Cuando les dije esto, no estaba meramente tratando de diferir el tema ni de pacificarlos con palabras. Mediante mi estudio de la Ciencia Cristiana y gracias a los desafíos que había enfrentado en mi propia vida, sabía que la identidad del hombre no puede perderse ni destruirse, porque proviene de Dios. No pretendo haber pasado por los mismos desafíos que esta gente, pero mis comentarios se basaban en algo más que un mero conocimiento intelectual o ilusiones. El hecho de que Jesús no sólo resucitó a otros, sino que también se resucitó a sí mismo es prueba de que la identidad del hombre está divinamente establecida y que nunca puede perderse ni ser quitada.

En esos momentos, no había estado consciente de haber dicho las palabras exactas que les dije. No sabía por qué las había dicho, pero me sentí impelida espiritualmente a decirlas. Pronto comprendí que estos pensamientos eran exactamente lo que se necesitaba. Aliviaron la sensación de culpa conectada con los sufrimientos de sus seres queridos. También me ayudó a mí a ver que si bien las malas acciones jamás deberían aceptarse o ignorarse, hay una ley de Dios que nos ayudará a lograr la justicia divina y la paz. Si estamos dispuestos a confiar en la guía de Dios, empezaremos a percibir esta justicia en acción, respondiendo a nuestras necesidades específicas.

Ciencia y Salud declara: “Dios ha erigido una plataforma de derechos humanos más elevada, y la ha erigido sobre reivindicaciones más divinas”. Además afirma: “El cuerpo y la mente materiales son temporales, pero el hombre real es espiritual y eterno. La identidad del hombre real no se pierde, sino que es hallada mediante esa explicación; pues la consciente infinitud de la existencia y de toda identidad es así discernida y permanece inalterada”.

Por medio de la oración que reconoce que el hombre no puede estar separado de Dios, comenzamos a entender mejor nuestra propia espiritualidad. También apreciamos más el valor que tuvo Cristo Jesús ante los que lo despreciaron, torturaron y crucificaron. El mismo Dios, el Amor, a quien él recurrió es nuestro y de todos los que amamos.

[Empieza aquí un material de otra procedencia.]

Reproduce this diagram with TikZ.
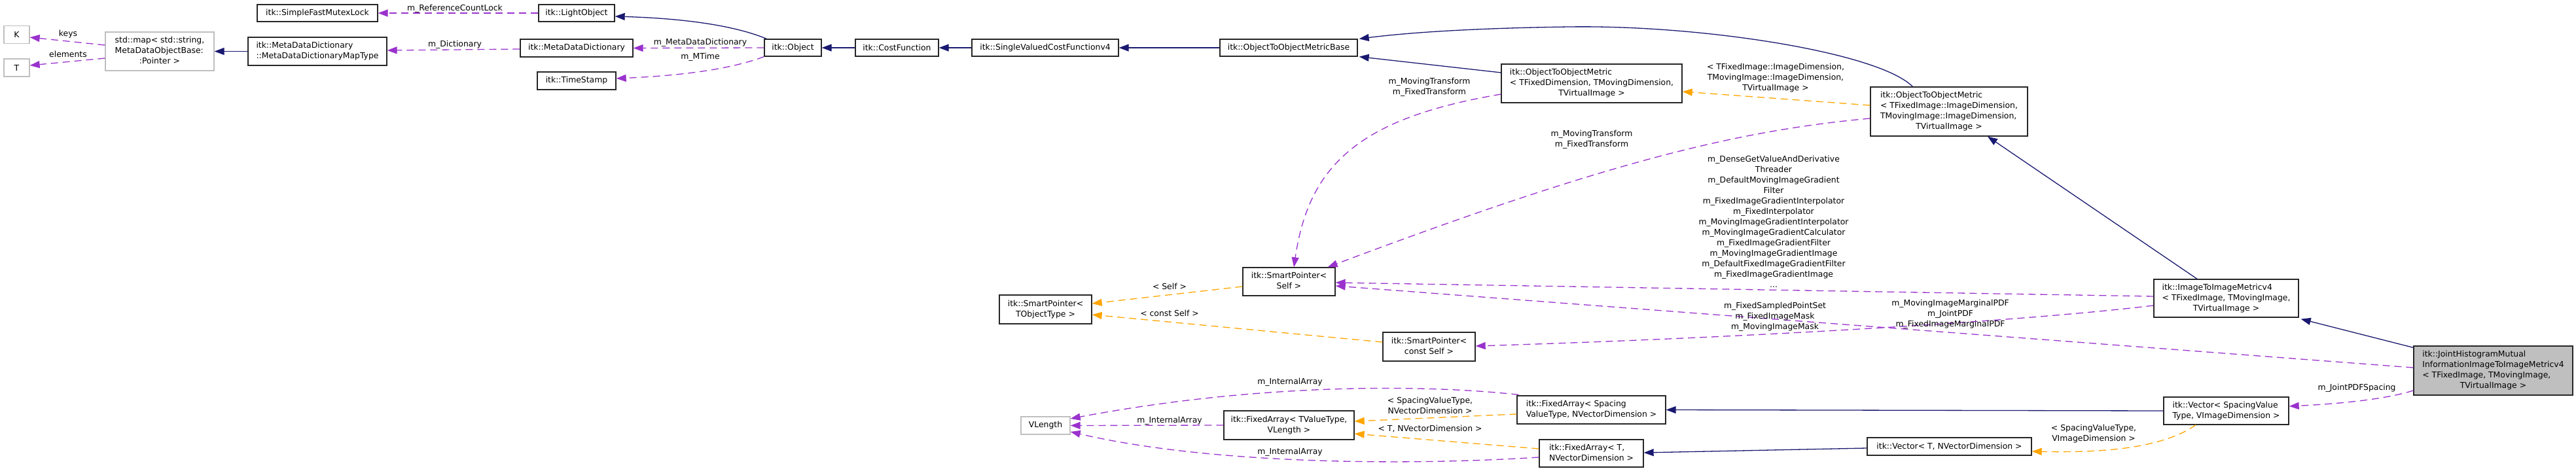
\documentclass[tikz,border=0pt]{standalone}
\usepackage{fontspec}
\setmainfont{DejaVu Sans}
\usetikzlibrary{arrows.meta,calc}
\definecolor{navy}{RGB}{25,25,112}
\definecolor{purp}{RGB}{154,50,205}
\definecolor{orng}{RGB}{255,165,0}
\definecolor{gry}{RGB}{191,191,191}
\newcommand{\ml}[2]{\begin{tabular}{@{}l@{}}#1\\\multicolumn{1}{@{}c@{}}{#2}\end{tabular}}
\tikzset{
  bx/.style 2 args={draw=black!85, line width=1.3pt, fill=white, inner sep=0pt, minimum width=#1pt, minimum height=#2pt},
  gbx/.style 2 args={bx={#1}{#2}, draw=gry},
  lbl/.style={inner sep=0pt, align=center},
  inh/.style={draw=navy, line width=1.3pt, -{Triangle[length=15pt,width=11pt]}},
  dep/.style={draw=purp, line width=1.3pt, dash pattern=on 11pt off 7pt, -{Triangle[length=15pt,width=11pt]}},
  tpl/.style={draw=orng, line width=1.3pt, dash pattern=on 11pt off 7pt, -{Triangle[length=15pt,width=11pt]}}
}
\begin{document}
\begin{tikzpicture}[x=1pt,y=-1pt,font=\fontsize{12.4}{16}\selectfont]
\useasboundingbox (0,0) rectangle (3936,720);
% nodes
\node[bx={184}{26}] (smfl) at (485,20) {itk::SimpleFastMutexLock};
\node[bx={116}{26}] (lobj) at (881,20) {itk::LightObject};
\node[gbx={39}{27}] (K) at (25.5,53) {K};
\node[gbx={39}{27}] (T) at (25.5,103.5) {T};
\node[gbx={166}{59}] (stdmap) at (244,78.5) {\ml{std::map< std::string,\\MetaDataObjectBase:}{:Pointer >}};
\node[bx={212}{43}] (maptype) at (485,78.5) {\ml{itk::MetaDataDictionary}{::MetaDataDictionaryMapType}};
\node[bx={172}{27}] (mdd) at (881,73.5) {itk::MetaDataDictionary};
\node[bx={87}{26}] (obj) at (1211.5,73) {itk::Object};
\node[bx={120}{27}] (ts) at (881,123.5) {itk::TimeStamp};
\node[bx={127}{26}] (cf) at (1370.5,73) {itk::CostFunction};
\node[bx={224}{26}] (svcf) at (1597,73) {itk::SingleValuedCostFunctionv4};
\node[bx={210}{26}] (otomb) at (1969,73) {itk::ObjectToObjectMetricBase};
\node[bx={276}{59}] (otom1) at (2432,127.5) {\ml{itk::ObjectToObjectMetric\\< TFixedDimension, TMovingDimension,}{TVirtualImage >}};
\node[bx={240}{75}] (otom2) at (2978,170.5) {\ml{itk::ObjectToObjectMetric\\< TFixedImage::ImageDimension,\\TMovingImage::ImageDimension,}{TVirtualImage >}};
\node[bx={141}{43}] (sps) at (1969.5,430.5) {\ml{itk::SmartPointer<}{Self >}};
\node[bx={141}{44}] (spt) at (1597.5,473) {\ml{itk::SmartPointer<}{TObjectType >}};
\node[bx={141}{44}] (spcs) at (2183.5,530) {\ml{itk::SmartPointer<}{const Self >}};
\node[bx={221}{58}] (itim) at (3401.5,456) {\ml{itk::ImageToImageMetricv4\\< TFixedImage, TMovingImage,}{TVirtualImage >}};
\node[bx={243}{75}, fill=gry] (jh) at (3809.5,566.5) {\ml{itk::JointHistogramMutual\\InformationImageToImageMetricv4\\< TFixedImage, TMovingImage,}{TVirtualImage >}};
\node[bx={191}{42}] (vecs) at (3401.5,628) {\ml{itk::Vector< SpacingValue}{Type, VImageDimension >}};
\node[bx={251}{27}] (vect) at (2978.5,682.5) {itk::Vector< T, NVectorDimension >};
\node[bx={227}{43}] (fas) at (2431.5,626.5) {\ml{itk::FixedArray< Spacing}{ValueType, NVectorDimension >}};
\node[bx={159}{42}] (fat) at (2431.5,693) {\ml{itk::FixedArray< T,}{NVectorDimension >}};
\node[bx={199}{44}] (fav) at (1969.5,650) {\ml{itk::FixedArray< TValueType,}{VLength >}};
\node[gbx={75}{27}] (vlen) at (1597.5,650.5) {VLength};
% edges
\draw[dep] (lobj.west) -- (smfl.east);
\draw[dep] ($(stdmap.west)+(0,-9.5)$) -- ($(K.east)+(0,4)$);
\draw[dep] ($(stdmap.west)+(0,10.5)$) -- ($(T.east)+(0,-3.5)$);
\draw[inh] (maptype.west) -- (stdmap.east);
\draw[dep] ($(mdd.west)+(0,1.5)$) -- ($(maptype.east)+(0,-1.5)$);
\draw[inh] ($(obj.north west)+(4,0)$) .. controls (1120,38) and (1040,28) .. ($(lobj.east)+(0,5)$);
\draw[dep] (obj.west) -- (mdd.east);
\draw[dep] (obj.south west) .. controls (1110,108) and (1030,116) .. ($(ts.east)+(0,-3.5)$);
\draw[inh] (cf.west) -- (obj.east);
\draw[inh] (svcf.west) -- (cf.east);
\draw[inh] (otomb.west) -- (svcf.east);
\draw[inh] ($(otom1.west)+(0,-16.5)$) -- ($(otomb.south east)+(2,0)$);
\draw[inh] ($(otom2.north west)+(65,0)$) .. controls (2870,80) and (2600,38) .. (2398,41) .. controls (2250,43) and (2150,50) .. ($(otomb.north east)+(2,0)$);
\draw[tpl] ($(otom2.west)+(0,-9.5)$) -- ($(otom1.east)+(0,12.5)$);
\draw[dep] ($(otom1.west)+(0,16.5)$) .. controls (2080,180) and (2000,250) .. ($(sps.north)+(7.5,0)$);
\draw[dep] ($(otom2.west)+(0,10.5)$) .. controls (2650,200) and (2450,250) .. ($(sps.north east)+(-12,0)$);
\draw[tpl] ($(sps.west)+(0,7.5)$) -- ($(spt.east)+(0,-9)$);
\draw[tpl] ($(spcs.west)+(0,-7)$) -- ($(spt.east)+(0,8)$);
\draw[dep] ($(itim.west)+(0,-3)$) -- ($(sps.east)+(0,1.5)$);
\draw[dep] ($(jh.west)+(0,-4.5)$) -- ($(sps.east)+(0,6.5)$);
\draw[dep] ($(itim.west)+(0,11)$) .. controls (3100,490) and (2700,515) .. ($(spcs.east)+(0,-1)$);
\draw[inh] ($(jh.north west)+(0,3)$) -- ($(itim.south east)+(3,2)$);
\draw[inh] ($(itim.north)+(-44.5,0)$) -- ($(otom2.south)+(59,0)$);
\draw[dep] ($(jh.west)+(0,30.5)$) .. controls (3640,612) and (3560,618) .. ($(vecs.east)+(0,-7)$);
\draw[inh] (vecs.west) -- (fas.east);
\draw[tpl] ($(vecs.south)+(-46.5,0)$) .. controls (3300,688) and (3200,692) .. ($(vect.east)+(0,7.5)$);
\draw[inh] ($(vect.west)+(0,2.5)$) -- ($(fat.east)+(0,-1)$);
\draw[dep] ($(fas.north west)+(3,-1)$) .. controls (2150,585) and (1900,590) .. ($(vlen.east)+(0,-10.5)$);
\draw[tpl] ($(fas.west)+(0,6.5)$) -- ($(fav.east)+(0,-6)$);
\draw[dep] (fav.west) -- (vlen.east);
\draw[tpl] ($(fat.west)+(0,-7)$) -- ($(fav.east)+(0,13)$);
\draw[dep] ($(fat.west)+(0,6)$) .. controls (2150,712) and (1850,710) .. ($(vlen.east)+(0,9.5)$);
% labels
\node[lbl] (l1) at (695,13) {m\_ReferenceCountLock};
\node[lbl] (l2) at (104,52) {keys};
\node[lbl] (l3) at (104,83) {elements};
\node[lbl] (l4) at (695,68) {m\_Dictionary};
\node[lbl] (l5) at (1070,65) {m\_MetaDataDictionary};
\node[lbl] (l6) at (1070,87) {m\_MTime};
\node[lbl] (l7) at (2713,119) {< TFixedImage::ImageDimension,\\TMovingImage::ImageDimension,\\TVirtualImage >};
\node[lbl] (l8) at (2184,133) {m\_MovingTransform\\m\_FixedTransform};
\node[lbl] (l9) at (2432,213) {m\_MovingTransform\\m\_FixedTransform};
\node[lbl] (l10) at (2710,339) {m\_DenseGetValueAndDerivative\\Threader\\m\_DefaultMovingImageGradient\\Filter\\m\_FixedImageGradientInterpolator\\m\_FixedInterpolator\\m\_MovingImageGradientInterpolator\\m\_MovingImageGradientCalculator\\m\_FixedImageGradientFilter\\m\_MovingImageGradientImage\\m\_DefaultFixedImageGradientFilter\\m\_FixedImageGradientImage\\...};
\node[lbl] (l11) at (1787,438) {< Self >};
\node[lbl] (l12) at (1787,479) {< const Self >};
\node[lbl] (l13) at (2712,484) {m\_FixedSampledPointSet\\m\_FixedImageMask\\m\_MovingImageMask};
\node[lbl] (l14) at (2980,480) {m\_MovingImageMarginalPDF\\m\_JointPDF\\m\_FixedImageMarginalPDF};
\node[lbl] (l15) at (3601,593) {m\_JointPDFSpacing};
\node[lbl] (l16) at (3199,663) {< SpacingValueType,\\VImageDimension >};
\node[lbl] (l17) at (1971,584) {m\_InternalArray};
\node[lbl] (l18) at (2185,620) {< SpacingValueType,\\NVectorDimension >};
\node[lbl] (l19) at (1787,643) {m\_InternalArray};
\node[lbl] (l20) at (2185,656) {< T, NVectorDimension >};
\node[lbl] (l21) at (1971,691) {m\_InternalArray};
\end{tikzpicture}
\end{document}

Y podemos confiar en este Dios como lo hizo Jesús, aun cuando no estemos seguros de cuál será el resultado en lo humano.

Los alumnos y yo nos quedamos en silencio por un momento, cada cual preocupado con sus propios pensamientos. Cuando regresaron sus compañeros, empezamos una nueva lección en forma natural y armoniosa. No se habló más del tema que se había discutido anteriormente, porque ya no había tensión; ésta había desaparecido completamente. También noté un cambio en la estudiante callada que había expresado su enojo unos momentos antes. Aunque a menudo había estado resentida y hosca, noté una nueva serenidad en ella. Su actitud hacia mí cambió totalmente.

Después, cuando relaté este incidente a una amiga sudamericana, que también es Científica Cristiana, me dijo que lo que necesita tratarse es precisamente la creencia de que los desaparecidos se han ido para siempre. Me dijo que yo no podía haberles dicho nada mejor. Pero yo no podía haber sabido esto, ya que nunca pasé por la experiencia.

Naturalmente, una persona, por sí sola, no puede erradicar esta clase de problema global. Pero ciertamente podemos sanar la reverberación de la discordia a medida que la vamos confrontando en nuestra vida diaria. Y esa clase de curación tiene más significado de lo que quizás nos demos cuenta.